Opinião

Cinema | Um 007 que enfrenta o passado

4 fev 2022 08:57

Este último James Bond de Daniel Craig abre-se à flor dos sentimentos e torna-se mais pessoal

007: Sem Tempo Para Morrer (2020), realizado por Cary Joji Fukunaga, é provavelmente um dos únicos da saga 007 a oferecer um desfecho pomposo ao seu James Bond. Quem não viu o 007 Spectre (2015) certamente se sentirá um pouco confuso com alguns momentos, pois este filme mais recente está intimamente ligado ao prévio. Mas como quase todo e qualquer filme de ação basta embarcar na aventura para dela lhe aproveitar a montanha russa de emoções (expressão que tanta polémica tem dado no mundo cinematográfico).
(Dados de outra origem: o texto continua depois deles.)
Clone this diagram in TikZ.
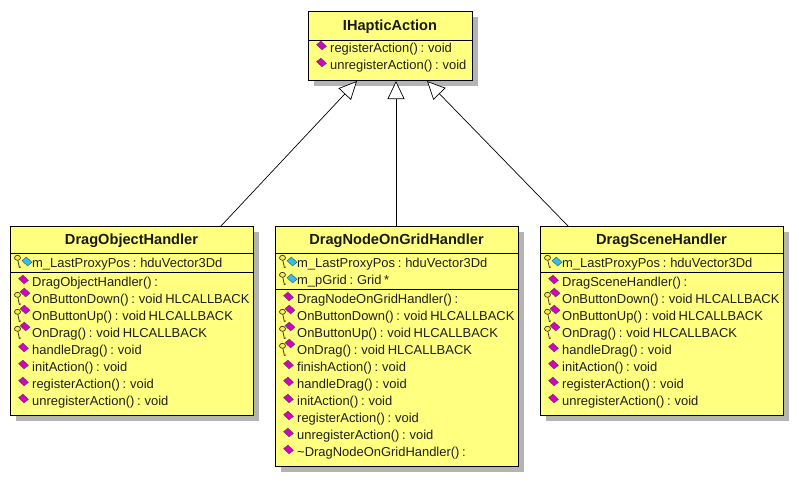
\documentclass[tikz,border=0pt]{standalone}
\usepackage{fontspec}
\setmainfont[WordSpace=0.75]{Liberation Sans}
\usetikzlibrary{arrows.meta}
\definecolor{umlyellow}{HTML}{FFFF80}
\definecolor{umlshadow}{HTML}{B4B4B4}
\definecolor{opmag}{HTML}{D800C0}
\definecolor{attrcy}{HTML}{30C0F0}
\definecolor{keyyel}{HTML}{FFF040}
\tikzset{
  classbox/.style={draw=black,fill=umlyellow,line width=0.9pt,inner sep=0pt,anchor=north west},
  shadowbox/.style={fill=umlshadow,draw=none},
  divider/.style={black,line width=0.8pt},
  titletext/.style={font=\fontsize{14.6}{16}\selectfont\bfseries,inner sep=0pt,anchor=center,text=black!90},
  membertext/.style={font=\fontsize{12.95}{15}\selectfont,inner sep=0pt,anchor=west,text=black!88},
  inherit/.style={black,line width=0.7pt,-{Triangle[open,fill=white,length=18pt,width=17pt,line width=0.7pt]}},
  diamondicon/.style={draw=black!70,line width=0.4pt,line join=round},
  keyicon/.style={draw=black!80,fill=keyyel,line width=0.7pt},
}
% \classbox{name}{left}{top}{right}{bottom}{title}{title rule y}
\newcommand{\classbox}[7]{%
  \fill[shadowbox] (#2+6,#3+6) rectangle (#4+6,#5+6);
  \node[classbox,minimum width=#4-#2-0.4,minimum height=#5-#3] (#1) at (#2,#3) {};
  \node[titletext] (#1title) at ({(#2+#4)/2},{(#3+#7)/2+1.5}) {#6};
  \draw[divider] (#1.west |- 0,#7) -- (#1.east |- 0,#7);
}
\newcommand{\rulefrom}[2]{\draw[divider] (#1.west |- 0,#2) -- (#1.east |- 0,#2);}
% slightly skewed diamond, as in the reference's icons
\newcommand{\dia}[3]{\path[diamondicon,fill=#3] (#1-5,#2-0.8) -- (#1-0.6,#2-4.4) -- (#1+5,#2+0.8) -- (#1+0.6,#2+4.4) -- cycle;}
\newcommand{\keyic}[2]{%
  \draw[keyicon] (#1+0.3,#2-1) -- (#1+1.8,#2+6.5) -- (#1+3.6,#2+5.8);
  \draw[keyicon] (#1,#2-3.2) ellipse (3 and 2.5);
}
% \pubop{node}{left}{y}{text}
\newcommand{\pubop}[4]{\dia{#2+13.5}{#3-1.5}{opmag}\node[membertext] (#1) at (#2+22,#3+1.8) {#4};}
\newcommand{\protop}[4]{\keyic{#2+7.5}{#3}\dia{#2+15}{#3-5.5}{opmag}\node[membertext] (#1) at (#2+22,#3+1.8) {#4};}
\newcommand{\privattr}[4]{\keyic{#2+7.5}{#3-1}\dia{#2+17}{#3-0.5}{attrcy}\node[membertext] (#1) at (#2+22,#3+1.8) {#4};}
\begin{document}
\begin{tikzpicture}[x=1pt,y=-1pt]
\useasboundingbox (0,0) rectangle (799,482);
% parent
\classbox{act}{308}{11}{472}{80}{IHapticAction}{40}
\pubop{a1}{308}{47}{registerAction() : void}
\pubop{a2}{308}{64}{unregisterAction() : void}
% left
\classbox{obj}{10}{226}{253}{415}{DragObjectHandler}{253}
\privattr{o0}{10}{262}{m\_LastProxyPos : hduVector3Dd}
\rulefrom{obj}{272}
\pubop{o1}{10}{281}{DragObjectHandler() :}
\protop{o2}{10}{298}{OnButtonDown() : void HLCALLBACK}
\protop{o3}{10}{315}{OnButtonUp() : void HLCALLBACK}
\protop{o4}{10}{332}{OnDrag() : void HLCALLBACK}
\pubop{o5}{10}{349}{handleDrag() : void}
\pubop{o6}{10}{366}{initAction() : void}
\pubop{o7}{10}{383}{registerAction() : void}
\pubop{o8}{10}{400}{unregisterAction() : void}
% middle
\classbox{grid}{275}{226}{518}{466}{DragNodeOnGridHandler}{253}
\privattr{g0}{275}{262}{m\_LastProxyPos : hduVector3Dd}
\privattr{g1}{275}{279}{m\_pGrid : Grid *}
\rulefrom{grid}{289}
\pubop{g2}{275}{298}{DragNodeOnGridHandler() :}
\protop{g3}{275}{315}{OnButtonDown() : void HLCALLBACK}
\protop{g4}{275}{332}{OnButtonUp() : void HLCALLBACK}
\protop{g5}{275}{349}{OnDrag() : void HLCALLBACK}
\pubop{g6}{275}{366}{finishAction() : void}
\pubop{g7}{275}{383}{handleDrag() : void}
\pubop{g8}{275}{400}{initAction() : void}
\pubop{g9}{275}{417}{registerAction() : void}
\pubop{g10}{275}{434}{unregisterAction() : void}
\pubop{g11}{275}{451}{\textasciitilde DragNodeOnGridHandler() :}
% right
\classbox{scn}{540}{226}{783}{415}{DragSceneHandler}{253}
\privattr{s0}{540}{262}{m\_LastProxyPos : hduVector3Dd}
\rulefrom{scn}{272}
\pubop{s1}{540}{281}{DragSceneHandler() :}
\protop{s2}{540}{298}{OnButtonDown() : void HLCALLBACK}
\protop{s3}{540}{315}{OnButtonUp() : void HLCALLBACK}
\protop{s4}{540}{332}{OnDrag() : void HLCALLBACK}
\pubop{s5}{540}{349}{handleDrag() : void}
\pubop{s6}{540}{366}{initAction() : void}
\pubop{s7}{540}{383}{registerAction() : void}
\pubop{s8}{540}{400}{unregisterAction() : void}
% connectors
\coordinate (tipL) at (357,81);
\coordinate (tipM) at (396,81);
\coordinate (tipR) at (427,81);
\coordinate (tailL) at (221,226);
\coordinate (tailR) at (568,226);
\draw[inherit] (obj.north -| tailL) -- (tipL);
\draw[inherit] (grid.north -| tipM) -- (tipM);
\draw[inherit] (scn.north -| tailR) -- (tipR);
\end{tikzpicture}
\end{document}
A atenção dada aos aspectos visuais com uma paleta de cores bastante rica, o que é surpreendente, uma vez que nos últimos anos da indústria cinematográfica se tem assistido a alguma repetição na colorização, com os seus filtros monocromáticos ou duocromáticos, acaba por mostrar que o mundo não tem de ser tão sério, pobre, podendo ser capaz de uma extravagância visual que é o sintoma de despedida da era de Daniel Craig. Assim o é também para os dois principais pores-do-sol (o inicial e o final) plenos de significado, as inúmeras viagens entre diferentes lugares, que permitem ver múltiplas facetas do protagonista, a utilização de uma plêiade de atores coadjuvantes. Sobre esta última categoria, Ana de Armas (Paloma) é a mais memorável e divertida, que surge na sequência de Cuba para insuflar uma nova energia ao filme, mas Lashana Lynch (Nomi, atual 007) proporciona uma contenda desafiante ao papel de agente secreto.

Este canto do cisne é inevitável para uma personagem que se tem adaptado às exigências do público moderno, como quem afirma que o tempo dos heróis que passam incólumes já não existe. Embora Craig não deixe de encarnar o mítico protagonista, em 007: Sem Tempo Para Morrer encontramos alguém que procura seguir com a vida e que parece lidar bem com o fim do seu tempo. “007 é apenas um número”, atira Craig, tentando despir o peso que está associado ao número. E se 007 é apenas um número, James Bond é também apenas um homem comum que não consegue fugir ao passado.

O vilão Lyutsifer Safin, interpretado por Rami Malek, é talvez um dos pontos mais esquisitos do filme, não só pelo momento em que aparece de facto na história (já a mais de meio), como também pelo simplista objetivo de destruir o mundo à la vilões de super-heróis. É impossível, claro, não deixar de interligar a proliferação do vírus dos nanobots com a época atual da pandemia. E se queremos salvar aqueles que mais amamos, temos, tal como James Bond, de fazer sacrifícios.

Este último James Bond de Daniel Craig, em que o actor foi encontrando na postura, no silêncio, na impassibilidade a força da personagem, abre-se à flor dos sentimentos e torna-se mais pessoal, cuja prestação de Léa Seydoux, enquanto Madeleine Swann, variando entre a aflição, perda e indiferença, oferece um vínculo credível à relação dos amantes. 007: Sem Tempo Para Morrer é capaz de uma poesia visual e um bailado de câmara em suficientes sequências para não ser recordado como um falhanço, que, mais do que a história, é o que fica para o futuro; e concede a Daniel Craig um pôr-do-sol redentor para o seu legado.